The Oscar Project
1. Blade Runner 2049
I waited quite some time to finally see this film, much longer than I originally wanted to since I love the original Blade Runner by Ridley Scott. I was not disappointed by this sequel and can fully understand why it won the award for Best Visual Effects.
The main thing that I noticed when watching this film was that the visual effects served to drive the story forward when they were employed and at no time did I say to myself, "that effect felt out of place." Yes, there were times when the effects were obvious, but plenty of others where it was hard to determine if the effects were digital, practical, or some combination of the two.
Overall, the visuals in this film are stunning and align extremely well with the visuals of the original. The use of light and shadow throughout the film lend an otherworldly feel to the future earth portrayed in the film. It also provides a sense of motion and unsteadiness, even when characters and camera are perfectly still.
I rate this a strong 9+/10 for the film as a whole and agree with the Academy in selecting this for Best Visual Effects of 2017.
2. War for the Planet of the Apes
I struggled with which film to put second in this category, especially given the two films with visual effects focused around the creation of realistic looking, non-human primate characters. In the end, my decision leaned slightly toward Planet of the Apes simply because the number of characters this film required visual effects work on was far more than Kong.
Now, I have not seen the previous two films in the remake series of Planet of the Apes so I don't have much reference other than the bonus features on the Blu Ray I watched where they showed the progression of Caesar across the three films. That progression is strong and I appreciate the increasing attention to detail in terms of facial movements and the ability to express a range of emotions in the faces of these digital characters.
In the end, it was very close between the top three films for me. Blade Runner edges out the other two by a slim margin while the difference between this and Kong is razor thin in my mind.
3. Kong: Skull Island
I really enjoyed this film, much more than I anticipated before going in. It was interesting to see a fresh take on the King Kong classic, beyond Peter Jackson's re-imagining of the original from 2005.
In terms of the special effects, there is plenty to behold here. The most obvious element is the amount of time and care put into making Kong himself appear realistic. And don't get me wrong, Kong is kind of a badass in this film, taking on much more of the role of protector, not just of Brie Larson's blonde beauty, but of the island as a whole.
There are lots of explosions, incredible creatures (all giant version of creatures we know from the "real world") and plenty of action, but Kong is the center of it all and he looks fantastic. Maybe it's just the fact that Planet of the Apes features animals closer in size to those we might see in the zoo that gives it the edge, but both films are incredibly close in terms of their visual appeal.
4. Star Wars: The Last Jedi
While I would love to put any Star Wars film at the top of the list for the Best Visual Effects category, I just couldn't do it with Rian Johnson's The Last Jedi. Gone are the days where Star Wars was on the bleeding edge of what was possible from a visual effects standpoint. There are obviously plenty of effective visual moments from the film, but few that really stand out as new and groundbreaking.

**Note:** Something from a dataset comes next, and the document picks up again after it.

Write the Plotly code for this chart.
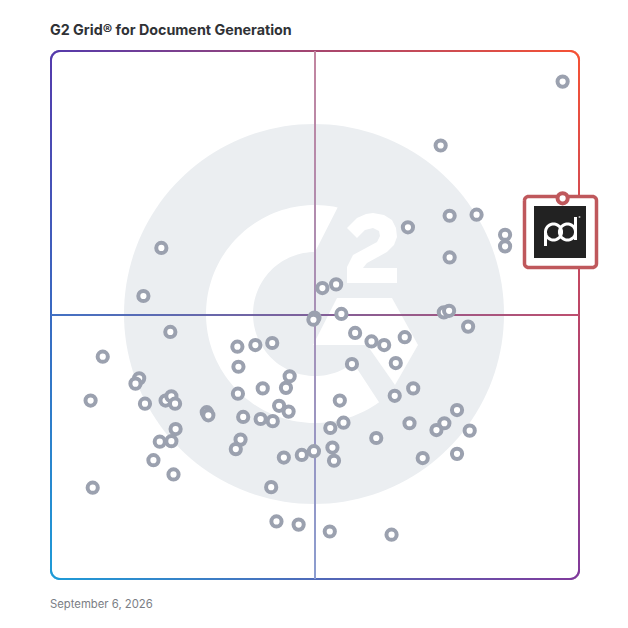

The problem here is that we've seen most of what is in this film before. Lightsabers? Overdone at this point. Space battles? Yawn. Giant walking troop transports on a white plain that looks like snow? Wait, am I describing a film that came out in 1980?
Yes there are new things in The Last Jedi, but many of them don't serve to drive the story forward and the things that do are too often very obviously effects. When the filmmakers get a little too clever with their effects, it loses the magic and takes me out of the film. For me, The Last Jedi is a distant fourth in this category.
5. Guardians of the Galaxy: Vol. 2
I recently went back and started watching Guardians 2 again to remind myself of the story and check it out with an eye specifically on the visual effects. I have to say I was a little disappointed.
Don't get me wrong, there are some tremendous effects in this film, not the least of which are two main characters in Rocket and Groot that are completely computer generated. There are space battles, ground battles against giant monsters, and plenty of odd space aliens of all different colors, shapes, and sizes. But the one thing that held me up with Guardians is the abundance of scenes that seem to be shot on a green screen sound stage just so the effects animators could put in fanciful backgrounds after the fact.
It's not that the effects are bad, it's just that there is way too much. It's blatantly obvious when things are effects, and often there are camera movements that create blur and motion that feel like a way to cover up lackluster effects animation. Ultimately, I feel like this film is not even close to the rest of the pack in this category. It would have been a strong contender ten years ago, but doesn't push the boundaries enough for 2017.
I'm just a film buff who wants to watch great movies. Where else to find the best, than the list of those nominated by the Academy each year?